In a report speculating that an African land grab could lead to future water conflicts, New Scientist magazine cites a new study by Princeton Engineering’s Ignacio Rodriguez-Iturbe examining how “virtual water” moves around the world. In an effort to secure their food supply, China, India, and Saudia Arabia are leasing water-rich tracts in sub-Saharan Africa to grow their own food rather than importing it. This is the equivalent of importing “virtual water,” according to New Scientist, since food production accounts for nearly 80 percent of annual freshwater usage.

New Scientist reports that Rodriguez-Iturbe and Samir Suweis of the Swiss Federal Institute of Technology in Lausanne have built the first mathematical model of the global virtual water trade network. To do so they drew upon the U.N. Food and Agricultural Organization’s data on trade in barley, corn, rice, soya beans, wheat, beef, pork, and poultry in 2000.

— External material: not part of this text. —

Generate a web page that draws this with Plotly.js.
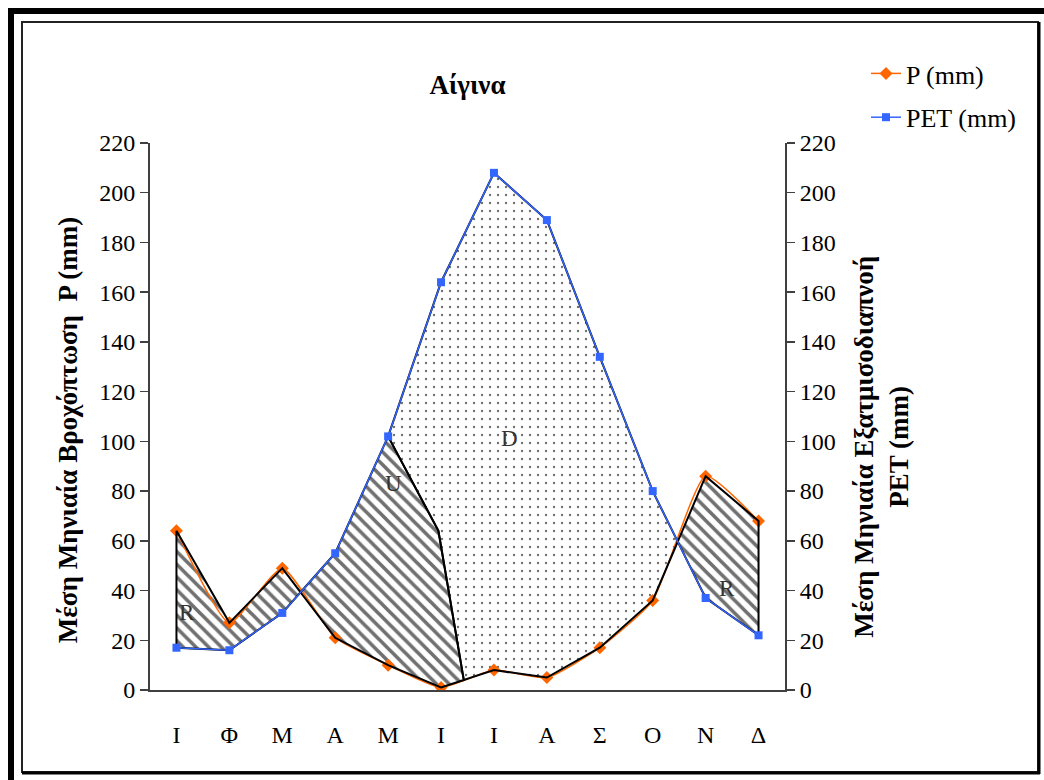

“The model shows that a small number of countries have a large number of connections to other countries, offering them a steady and cheap supply of virtual water even if some connections are compromised by drought or political upheaval,” New Scientist writes. “A much larger number of countries have very few connections and so are vulnerable to market forces.”

This results in what Rodriguez-Iturbe terms “the rich club phenonmenon,” whereby 80 percent of water flows through just 4 percent of these connections.